I am currently trying to construct a classification tree for a variable Y using different explanatory variables X. I want to use CART and therefore try to use the function Classification.Tree.fit(Y,X) in MATLAB.
The thing is that my variable Y has two categories, 's' and 'n', where 'n' is very 'rare', meaning only ~5% of data is of this certain class. This means that the majority of the Ys are of the class 's'.
When constructing the tree, I get about 8-10 levels, where the terminal nodes have very few (or not many) predicted observations. Now, let the grown tree be denoted tree, so if I do the following: [~,~,~,bestLevel]=cvLoss(tree,'subtrees','all');
I get that bestLevel is the root (!), meaning every future predicted value would be of just one class... Could it be that my prediction values in X are bad, or am I doing something very wrong here?
I was also wondering: when constructing the initial tree - does the function Classification.Tree.fit() automatically prune the tree to an "optimal size" before returning it, or does it make a big a tree as possible and leaves this to the user to prune afterwards?
No products are associated with this question.

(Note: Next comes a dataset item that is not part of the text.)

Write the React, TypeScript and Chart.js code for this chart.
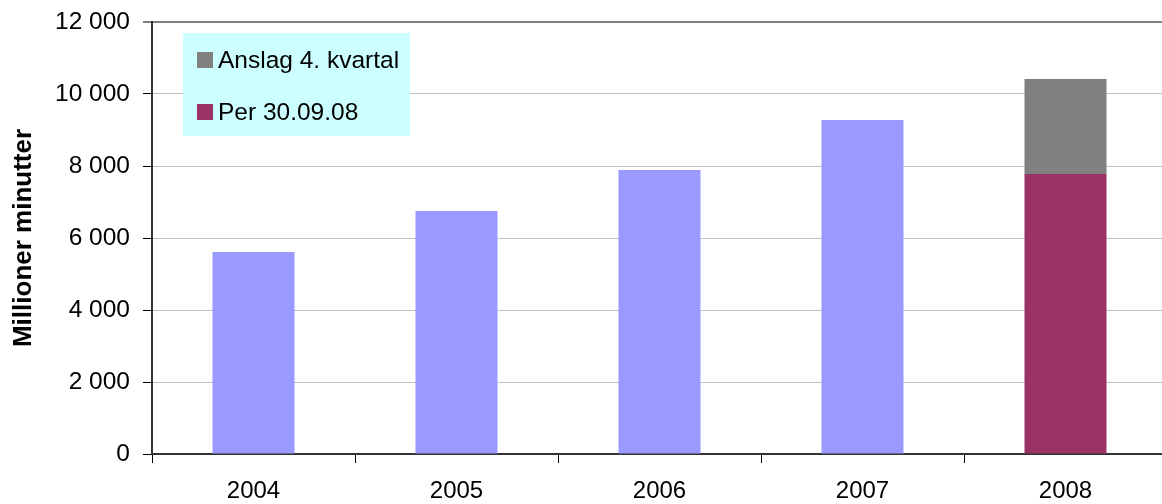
import React, { useEffect, useRef } from "react";
import { Chart, registerables } from "chart.js";

Chart.register(...registerables);

const categories = ["2004", "2005", "2006", "2007", "2008"];
const historyValues = [5610, 6750, 7890, 9280, null];
const perValues = [null, null, null, null, 7780];
const estimateValues = [null, null, null, null, 2640];
const yTicks = [0, 2000, 4000, 6000, 8000, 10000, 12000];
const yTitle = "Millioner minutter";
const legendLabels = ["Anslag 4. kvartal", "Per 30.09.08"];

const FONT = "'Liberation Sans', Arial, Helvetica, sans-serif";

const fmt = (v: number) => String(v).replace(/\B(?=(\d{3})+(?!\d))/g, " ");

const legendPlugin = {
  id: "boxLegend",
  afterDraw(chart: any) {
    const { ctx, chartArea } = chart;
    const x0 = chartArea.left + 31;
    const y0 = chartArea.top + 11;
    ctx.save();
    ctx.fillStyle = "#CCFFFF";
    ctx.fillRect(x0, y0, 227, 103);
    const items = [
      { label: legendLabels[0], color: chart.data.datasets[2].backgroundColor },
      { label: legendLabels[1], color: chart.data.datasets[1].backgroundColor },
    ];
    ctx.font = `24.5px ${FONT}`;
    ctx.textBaseline = "alphabetic";
    items.forEach((it, i) => {
      const sy = y0 + 19 + i * 52;
      ctx.fillStyle = it.color;
      ctx.fillRect(x0 + 14, sy, 16, 16);
      ctx.fillStyle = "#000";
      ctx.fillText(it.label, x0 + 35, sy + 16);
    });
    ctx.restore();
  },
};

export default function App() {
  const ref = useRef<HTMLCanvasElement>(null);
  useEffect(() => {
    if (!ref.current) return;
    const chart = new Chart(ref.current, {
      type: "bar",
      data: {
        labels: categories,
        datasets: [
          { label: "Historikk", data: historyValues as any, backgroundColor: "#9999FF" },
          { label: legendLabels[1], data: perValues as any, backgroundColor: "#993366" },
          { label: legendLabels[0], data: estimateValues as any, backgroundColor: "#808080" },
        ],
      },
      options: {
        responsive: false,
        animation: false,
        layout: { padding: { top: 22, right: 8, left: 0, bottom: 0 } },
        datasets: { bar: { categoryPercentage: 1, barPercentage: 0.404 } },
        plugins: { legend: { display: false }, tooltip: { enabled: false } },
        scales: {
          x: {
            stacked: true,
            grid: {
              display: true,
              drawOnChartArea: false,
              offset: true,
              tickLength: 9,
              color: "#000",
            },
            border: { color: "#333", width: 2 },
            ticks: { color: "#000", font: { family: FONT, size: 24 }, padding: 14 },
            afterFit: (s: any) => { s.height = 50; s.paddingLeft = 0; s.paddingRight = 0; },
          },
          y: {
            stacked: true,
            min: 0,
            max: 12000,
            afterBuildTicks: (s: any) => { s.ticks = yTicks.map((v) => ({ value: v })); },
            grid: {
              color: (c: any) => (c.tick && c.tick.value === 12000 ? "#808080" : "#C0C0C0"),
              lineWidth: (c: any) => (c.tick && c.tick.value === 12000 ? 2 : 1),
              tickColor: "#000",
              tickLength: 9,
              tickWidth: 1,
            },
            border: { color: "#333", width: 2 },
            ticks: {
              color: "#000",
              font: { family: FONT, size: 24.5 },
              padding: 13,
              callback: (v: any) => fmt(Number(v)),
            },
            title: {
              display: true,
              text: yTitle,
              color: "#000",
              font: { family: FONT, size: 26, weight: "bold" },
              padding: { top: 8, bottom: 4 },
            },
            afterFit: (s: any) => { s.width = 152; s.paddingTop = 0; s.paddingBottom = 0; },
          },
        },
      },
      plugins: [legendPlugin],
    });
    return () => chart.destroy();
  }, []);
  return (
    <div style={{ position: "absolute", left: 0, top: 0, width: 1162, height: 504, overflow: "hidden", background: "#fff" }}>
      <canvas ref={ref} width={1175} height={504} style={{ display: "block" }} />
    </div>
  );
}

I described strategies for learning on imbalanced data in this post http://www.mathworks.com/matlabcentral/answers/11549-leraning-classification-with-most-training-samples-in-one-category The easiest thing to do is set 'prior' to 'uniform'.
The optimal pruning level could be equal to the largest pruning level for some data. This is not necessarily an indication that something went wrong.
Take a look at 'MergeLeaves' and 'Prune' parameters in the doc for ClassificationTree.fit. The doc for 'Prune' says that ClassificationTree computes the optimal sequence of pruned subtrees. The tree is not pruned; just the optimal sequence is computed. The doc for 'MergeLeaves' says that ClassificationTree merges leaves that originate from the same parent node, and that give a sum of risk values greater or equal to the risk associated with the parent node. That is, ClassificationTree applies a minimal amount of pruning, just for the leaves. If the tree prunes by classification error (default), this amounts to merging leaves that share the most popular class per leaf.